Le fediverse ou fédivers, (..), est une fédération de serveurs formant un réseau social. Il est construit autour de logiciels libres, permettant un auto-hébergement, ou bien l’utilisation d’un service prêt à l’emploi chez un tiers. Les différents services disponibles pour les nœuds de ces instances sont hétérogènes (microblog, blog, vidéo, image, articles de recherche, code logiciel) mais utilisent des protocoles d’échanges communs pour communiquer entre eux, « se fédérer », ou des ponts entre différents protocoles de façon transparente pour l’utilisateur, la volonté étant de fournir une alternative ouverte et résiliente aux réseaux sociaux captifs, propriétés d’une unique entité.

Fediverse — Wikipédia (wikipedia.org)

C’est sur la fin de cette définition que je veux ici m’attarder. Car mon propos n’est pas de faire une nième tutoriel, il en existe déjà beaucoup (par exemple, celui-ci : Mastodon c facile (le Fediverse aussi) – Coredump (fenarinarsa.com)).
Mon propos se focalisera donc surtout sur le choix entre l’usage des réseaux sociaux propriétaires (Twitter, Facebook, Instagram) et leurs équivalents dans le Fédiverse (respectivement : Mastodon, Friendlica et Pixelfed).

Pourquoi faire ce choix ? Parce que tout autant populaires qu’ils soient, les réseaux sociaux propriétaires ne sont pas exempts de défauts, notamment car leur aspect centralisé oblige leur propriétaire respectif à adopter un modèle économique visant, sinon à la rentabilité, au moins à limiter les pertes, et donc à générer des revenus pour couvrir les importants coûts associés.

Les réseaux sociaux centralisés

Car entendons-nous bien : le modèle centralisé implique que tous les coûts de fonctionnement sont à la charge d’une seule structure, le propriétaire ou la maison mère : la masse salariale, la conception, l’exploitation quotidienne, le coût des serveurs, des infrastructures, du stockage des données et d’utilisation de la bande passante sur le réseau, entre autres. Et cette rentabilité, qui plus est pour des réseaux accessibles gratuitement, doit se faire en trouvant des sources de revenu qui forcément se font, plus ou moins explicitement, sur le dos des utilisateurs finaux. Car s’il existe des formules payantes d’accès à ces réseaux, ces dernières restent facultatives et sont utilisées par une infime minorité d’utilisateurs.
La source de revenus la plus visible est bien entendu la publicité, omniprésente sur ces réseaux : bandeaux de pub, contenu sponsorisé, recommandations de contenu. Bref, tout ce qui se présente à la vue de l’utilisateur contre son gré. Et puis, je citerai également l’exploitation des nombreuses données personnelles collectées par ces plateformes.
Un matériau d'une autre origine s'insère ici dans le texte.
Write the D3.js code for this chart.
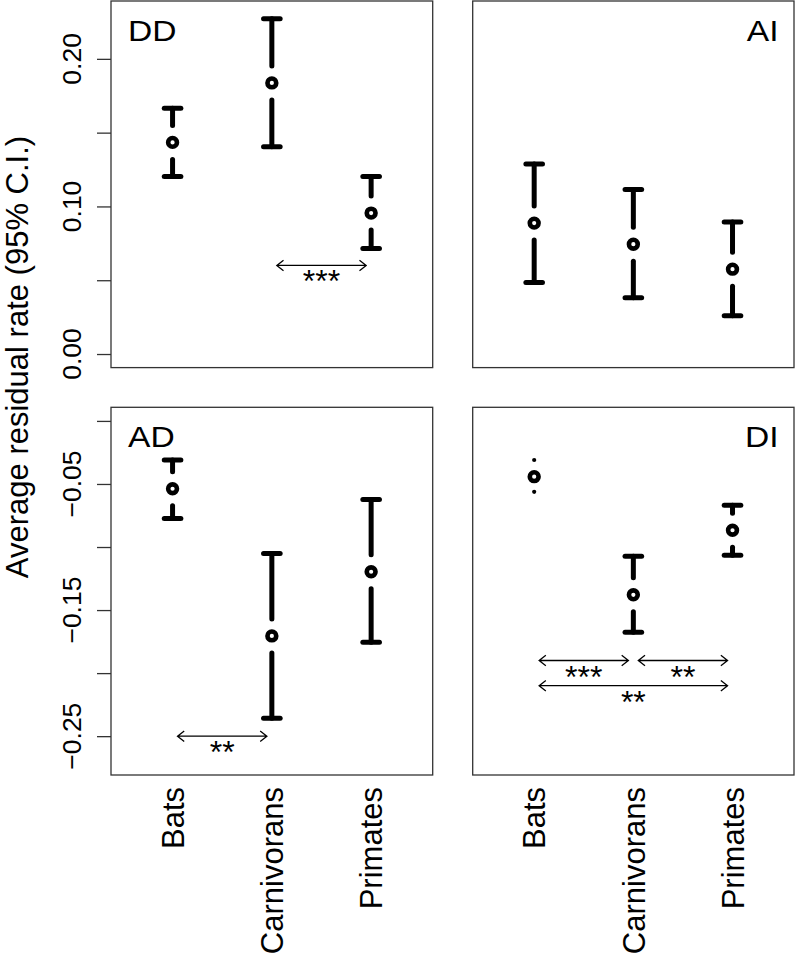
<!DOCTYPE html>
<html>
<head>
<meta charset="utf-8">
<script src="https://cdn.jsdelivr.net/npm/d3@7"></script>
<style>
  html, body { margin: 0; padding: 0; background: #fff; }
  svg { display: block; }
  text { font-family: "Liberation Sans", Arial, Helvetica, sans-serif; fill: #000; }
</style>
</head>
<body>
<svg id="chart" width="796" height="955"></svg>
<script>
// ---------------- data ----------------
const categories = ["Bats", "Carnivorans", "Primates"];
const panelNames = ["DD", "AI", "AD", "DI"];

// mean and 95% CI per panel (order: Bats, Carnivorans, Primates)
const ddMean  = [0.1434, 0.1837, 0.0955];
const ddLower = [0.1203, 0.1405, 0.0715];
const ddUpper = [0.1665, 0.2271, 0.1203];

const aiMean  = [0.0887, 0.0744, 0.0575];
const aiLower = [0.0484, 0.0382, 0.0260];
const aiUpper = [0.1287, 0.1115, 0.0894];

const adMean  = [-0.0538, -0.1705, -0.1196];
const adLower = [-0.0774, -0.2357, -0.1755];
const adUpper = [-0.0310, -0.1052, -0.0623];

const diMean  = [-0.0442, -0.1379, -0.0867];
const diLower = [-0.0562, -0.1676, -0.1066];
const diUpper = [-0.0310, -0.1074, -0.0668];

// y limits per row (R style, extended 4%)
const topYlim = [0, 0.23];
const bottomYlim = [-0.27, 0];

// y axis ticks and which carry labels
const topTicks = [0, 0.05, 0.10, 0.15, 0.20];
const topTickLabels = ["0.00", "", "0.10", "", "0.20"];
const bottomTicks = [0, -0.05, -0.10, -0.15, -0.20, -0.25];
const bottomTickLabels = ["", "\u22120.05", "", "\u22120.15", "", "\u22120.25"];

// significance comparisons: [from category index, to category index, y level, label]
const ddSig = [[1, 2, 0.06, "***"]];
const aiSig = [];
const adSig = [[0, 1, -0.25, "**"]];
const diSig = [[0, 1, -0.19, "***"], [1, 2, -0.19, "**"], [0, 2, -0.21, "**"]];

const axisTitle = "Average residual rate (95% C.I.)";

// ---------------- layout ----------------
const svg = d3.select("#chart");
const colL = [111, 432.7], colR = [472.7, 794];
const rowT = [1, 367.6], rowB = [407.3, 775];

function ext(lim) { const d = (lim[1] - lim[0]) * 0.04; return [lim[0] - d, lim[1] + d]; }

const panels = [
  { name: panelNames[0], cols: colL, rows: rowT, ylim: topYlim, mean: ddMean, lo: ddLower, hi: ddUpper, sig: ddSig, axis: true, ticks: topTicks, tickLabels: topTickLabels, labelPos: "left" },
  { name: panelNames[1], cols: colR, rows: rowT, ylim: topYlim, mean: aiMean, lo: aiLower, hi: aiUpper, sig: aiSig, axis: false, labelPos: "right" },
  { name: panelNames[2], cols: colL, rows: rowB, ylim: bottomYlim, mean: adMean, lo: adLower, hi: adUpper, sig: adSig, axis: true, ticks: bottomTicks, tickLabels: bottomTickLabels, labelPos: "left", xlabels: true },
  { name: panelNames[3], cols: colR, rows: rowB, ylim: bottomYlim, mean: diMean, lo: diLower, hi: diUpper, sig: diSig, axis: false, labelPos: "right", xlabels: true }
];

const LW = 5, GAP = 17, CAP = 8.3, PT_R = 4.4, PT_SW = 4.6;
const SIG_OFF = 0.05, HEAD_LEN = 8.5, HEAD_ANG = 38 * Math.PI / 180;

panels.forEach(p => {
  const x = d3.scaleLinear().domain([0.38, 3.62]).range(p.cols);
  const y = d3.scaleLinear().domain(ext(p.ylim)).range([p.rows[1], p.rows[0]]);
  const g = svg.append("g");

  // frame
  g.append("rect")
    .attr("x", p.cols[0]).attr("y", p.rows[0])
    .attr("width", p.cols[1] - p.cols[0]).attr("height", p.rows[1] - p.rows[0])
    .attr("fill", "none").attr("stroke", "#333").attr("stroke-width", 1.3);

  // y axis
  if (p.axis) {
    const ax = g.append("g").attr("transform", `translate(${p.cols[0]},0)`)
      .call(d3.axisLeft(y).tickValues(p.ticks).tickSize(14).tickFormat(""));
    ax.select(".domain").remove();
    ax.selectAll(".tick line").attr("stroke", "#333").attr("stroke-width", 1.3);
    p.ticks.forEach((t, i) => {
      if (!p.tickLabels[i]) return;
      g.append("text")
        .attr("transform", `translate(81,${y(t)}) rotate(-90)`)
        .attr("text-anchor", "middle")
        .attr("font-size", 26.5)
        .text(p.tickLabels[i]);
    });
  }

  // panel label
  const ly0 = p.rows[0] + 39.5;
  const lx0 = p.labelPos === "left" ? p.cols[0] + 17 : p.cols[1] - 15.5;
  g.append("text").attr("font-size", 30)
    .attr("text-anchor", p.labelPos === "left" ? "start" : "end")
    .attr("transform", `translate(${lx0},${ly0}) scale(1.12,1)`)
    .text(p.name);

  // error bars
  categories.forEach((c, i) => {
    const cx = x(i + 1), cy = y(p.mean[i]);
    const uy = y(p.hi[i]), ly = y(p.lo[i]);
    const seg = (y0, y1) => g.append("line")
      .attr("x1", cx).attr("x2", cx).attr("y1", y0).attr("y2", y1)
      .attr("stroke", "#000").attr("stroke-width", LW).attr("stroke-linecap", "round");
    const cap = (yy) => g.append("line")
      .attr("x1", cx - CAP).attr("x2", cx + CAP).attr("y1", yy).attr("y2", yy)
      .attr("stroke", "#000").attr("stroke-width", LW).attr("stroke-linecap", "round");
    const dot = (yy) => g.append("circle").attr("cx", cx).attr("cy", yy).attr("r", LW / 2 - 0.4).attr("fill", "#000");
    if (cy - uy > GAP) { seg(uy, cy - GAP); cap(uy); } else dot(uy);
    if (ly - cy > GAP) { seg(ly, cy + GAP); cap(ly); } else dot(ly);
    g.append("circle").attr("cx", cx).attr("cy", cy).attr("r", PT_R)
      .attr("fill", "#fff").attr("stroke", "#000").attr("stroke-width", PT_SW);
  });

  // significance arrows
  p.sig.forEach(s => {
    const x0 = x(s[0] + 1 + SIG_OFF), x1 = x(s[1] + 1 - SIG_OFF), yy = y(s[2]);
    const dx = HEAD_LEN * Math.cos(HEAD_ANG), dy = HEAD_LEN * Math.sin(HEAD_ANG);
    const path = `M${x0},${yy}L${x1},${yy}` +
      `M${x0 + dx},${yy - dy}L${x0},${yy}L${x0 + dx},${yy + dy}` +
      `M${x1 - dx},${yy - dy}L${x1},${yy}L${x1 - dx},${yy + dy}`;
    g.append("path").attr("d", path).attr("fill", "none")
      .attr("stroke", "#000").attr("stroke-width", 1.3);
    g.append("text")
      .attr("x", (x0 + x1) / 2).attr("y", yy + 27)
      .attr("text-anchor", "middle").attr("font-size", 32)
      .text(s[3]);
  });

  // category labels
  if (p.xlabels) {
    categories.forEach((c, i) => {
      g.append("text")
        .attr("transform", `translate(${x(i + 1) + 11.2},787) rotate(-90)`)
        .attr("text-anchor", "end")
        .attr("font-size", 31)
        .text(c);
    });
  }
});

// y axis title
svg.append("text")
  .attr("transform", "translate(28,357) rotate(-90)")
  .attr("text-anchor", "middle")
  .attr("font-size", 31)
  .text(axisTitle);
</script>
</body>
</html>
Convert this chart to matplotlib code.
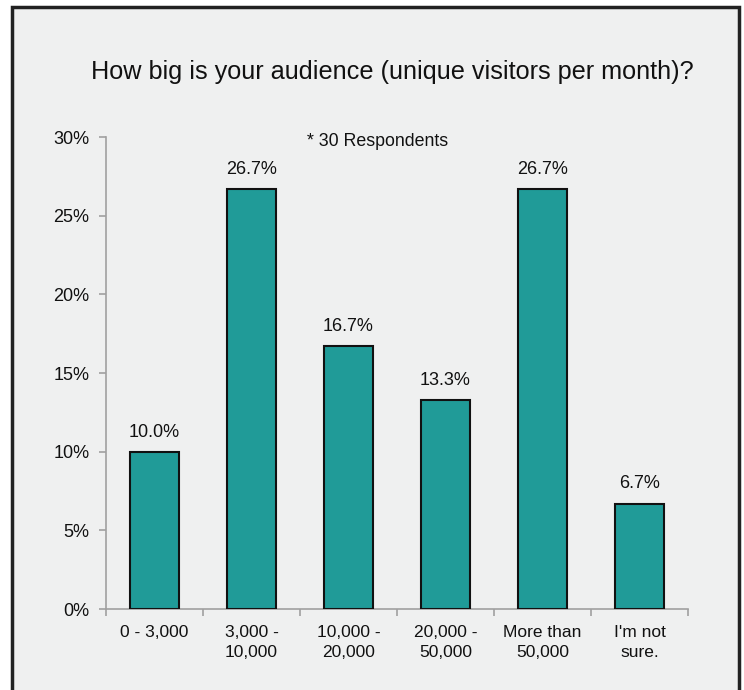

Autre problème potentiel, et ceci concerne en particulier Twitter : la modération (enfin ce qu’il en reste). Si vous avez suivi un minimum ce sujet, vous voyez de quoi il est question. Là encore l’aspect économique y est pour quelque chose (moins de modération = moins de modérateurs = moins de salaires à verser), mais pas que, car dans le cas de ce réseau, son propriétaire actuel Elon Musk est un fervent défenseur de la liberté d’expression absolue, du moins tant qu’on ne le critique pas trop, lui… Et de ce fait, comme il se dit tout (des choses parfois très intéressantes) et n’importe quoi (discours haineux et/ou discriminatoires totalement gratuits), certaines personnes voudraient bien se tenir à l’écart de cette atmosphère particulière…

Bon, s’il y a autant de réserves à utiliser ces réseaux propriétaires, pourquoi y a-t-il autant de personnes qui s’en servent encore, me direz-vous ? Et bien le principal argument à mon sens, c’est la facilité d’accès (point d’entrée unique, le plus souvent l’application de l’éditeur ou le site officiel associé), et le fait qu’on y retrouve beaucoup, beaucoup de monde car quasiment tous les utilisateurs des réseaux sociaux se trouvent sur au moins l’un des réseaux cités précédemment. Et du coup, si le but recherché, à l’usage de ces réseaux, est de toucher le plus de monde possible, et bien il n’y a guère d’alternative. Et même aucune pour les annonceurs, car le modèle économique des réseaux du fediverse est bien différent, ce que nous allons voir maintenant.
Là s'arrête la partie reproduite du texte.